Younger tree plantings on the eastern lawn include tupelo or sour gum (Nyssa sylvatica), Camellia sasanqua, a mature Japanese maple (Acer palmatum) and native cheese tree (Glochidion ferdinandi).

A weld-mesh boundary fence is modern (dating from the hospital era) and inappropriate to the style of the grounds (LEP).

- Residence
Federation mansion with face brick walls, complex steep pitched terracotta tiled roof, tall roughcast chimneys, shingled and half-timbered gables, sandstone veranda piers with simple scalloped timber valences. Unusual cylindrical polished granite colonettes support the timber veranda posts.

The residence is a single storey with a basement and three-storey tower at the roof apex. Original casement windows include projecting bays with leadlight and sculpted sandstone sills. Original doors and other joinery remains. Much of the original interior survives. The residence is prominently sited in large grounds with a number of large trees and a stone gateway (LEP).

=== Modifications and dates ===
2007-8: 88 units with basement parking: repairs and maintenance work to preserve the fabric of the building, including the:
- removal of glazing to the tower reinstate the lookout at the summit o the tower;
- replication of stolen items from the house (using documentary evidence) will improve the presentation of the house and allow an understanding of its decoration.

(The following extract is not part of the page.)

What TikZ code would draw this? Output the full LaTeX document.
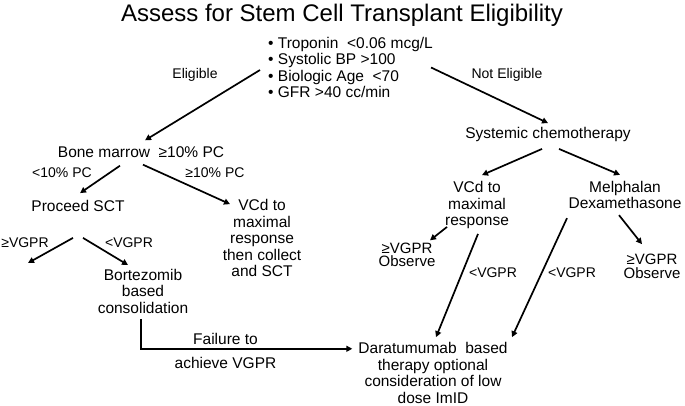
\documentclass[tikz,border=0pt]{standalone}
\usepackage{fontspec}
\setmainfont{Liberation Sans}
\usetikzlibrary{arrows.meta, positioning}

\begin{document}
\begin{tikzpicture}[x=1pt, y=-1pt,
  every node/.style={inner sep=0pt, font=\fontsize{15.5}{16.5}\selectfont},
  heading/.style={font=\fontsize{24}{28}\selectfont},
  box/.style={align=center},
  tight/.style={align=center, font=\fontsize{15}{13.5}\selectfont},
  lbl/.style={font=\fontsize{14}{16}\selectfont},
  arr/.style={-{Triangle[length=6pt, width=6pt]}, line width=1.7pt},
]
\useasboundingbox (0,0) rectangle (685,405);

% title and criteria
\node[heading] (title) at (342,15.4) {Assess for Stem Cell Transplant Eligibility};
\node[align=left, anchor=west, font=\fontsize{15.5}{16.3}\selectfont] (crit) at (268,67.5)
  {• Troponin~ <0.06 mcg/L\\ • Systolic BP >100\\ • Biologic Age~ <70\\ • GFR >40 cc/min};
\node[lbl] (elig) at (195,75) {Eligible};
\node[lbl] (nelig) at (507,75) {Not Eligible};

% eligible branch
\node (bm) at (141,152) {Bone marrow ~≥10\% PC};
\node[lbl] (lt10) at (62,173) {<10\% PC};
\node[lbl] (ge10) at (215,173) {≥10\% PC};
\node (sct) at (78,206) {Proceed SCT};
\node[box] (vcdA) at (262,238) {VCd to\\maximal\\response\\then collect\\and SCT};
\node[lbl] (geA) at (25,243) {≥VGPR};
\node[lbl] (ltA) at (129,243) {<VGPR};
\coordinate (geEnd) at (28,263);
\node[box] (bort) at (143,291.4) {Bortezomib\\based\\consolidation};

% not eligible branch
\node (chemo) at (548,134.5) {Systemic chemotherapy};
\node[box] (vcdB) at (477,205) {VCd to\\maximal\\response};
\node[box] (melph) at (625,195) {Melphalan\\Dexamethasone};
\node[tight] (obsB) at (407,254.6) {≥VGPR\\Observe};
\node[tight] (obsC) at (652,266.4) {≥VGPR\\Observe};
\node[lbl] (ltB) at (493,273) {<VGPR};
\node[lbl] (ltC) at (572,273) {<VGPR};
\node[box] (dara) at (433,372.8) {Daratumumab~ based\\therapy optional\\consideration of low\\dose ImID};

% arrows
\draw[arr] ([shift={(-8,2.5)}]crit.west) -- ([shift={(4,-6)}]bm.north);
\draw[arr] ([shift={(-2,0)}]crit.east) -- ([shift={(0,-4)}]chemo.north);

\draw[arr] ([shift={(-21,8)}]bm.south) -- ([shift={(2,-7)}]sct.north);
\draw[arr] ([shift={(2,7)}]bm.south) -- ([shift={(-32,5)}]vcdA.north);
\draw[arr] ([shift={(-5,26)}]sct.south) -- (geEnd);
\draw[arr] ([shift={(5,26)}]sct.south) -- ([shift={(-15,-4)}]bort.north);
\draw[arr] ([shift={(-2,5)}]bort.south) |- ([shift={(-6,6.6)}]dara.north west)
  node[pos=0.7, above=3pt] (fail) {Failure to}
  node[pos=0.7, below=8pt] (ach) {achieve VGPR};

\draw[arr] ([shift={(-6,7)}]chemo.south) -- ([shift={(5,-6)}]vcdB.north);
\draw[arr] ([shift={(11,7)}]chemo.south) -- ([shift={(-5,-6)}]melph.north);
\draw[arr] ([shift={(-30,-2)}]vcdB.south) -- ([shift={(23,-2)}]obsB.north);
\draw[arr] ([shift={(1,5)}]vcdB.south) -- ([shift={(3,-5)}]dara.north);
\draw[arr] ([shift={(-58,9)}]melph.south) -- ([shift={(79,-5)}]dara.north);
\draw[arr] ([shift={(-6,6)}]melph.south) -- ([shift={(-10,-10)}]obsC.north);
\end{tikzpicture}
\end{document}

This replication will restore significance that has been lessened by the theft of joinery items and lighting fixtures.
- reconstruction of the stone gate will ensure its survival, restore its significance, enable an understanding of is significance as part of Marcus Clark's pedestrian link to Hornsby across the gully, enhance its appearance and ensure public safety;
- relaying original tiles on a new slab will prevent subsidence and protect the tiles from substrate collapse; and
- rebuilding the north-west corner of the front veranda will ensure the survival, while using the existing timber and stone elements.

== Heritage listing ==
As at 18 September 2014, outstanding late Federation Queen Anne style mansion. Impressive multi-level roof with highly decorated gables. Unusual verandah detailing. Generally in good condition. Many interior features of note. Owned by Marcus Clark leading Sydney retailer of the time. Grounds: Remnant garden layout surrounding notable mansion. Mature period trees dated from Federation period. Of regional significance.

Mount Wilga House was listed on the New South Wales State Heritage Register on 2 April 1999.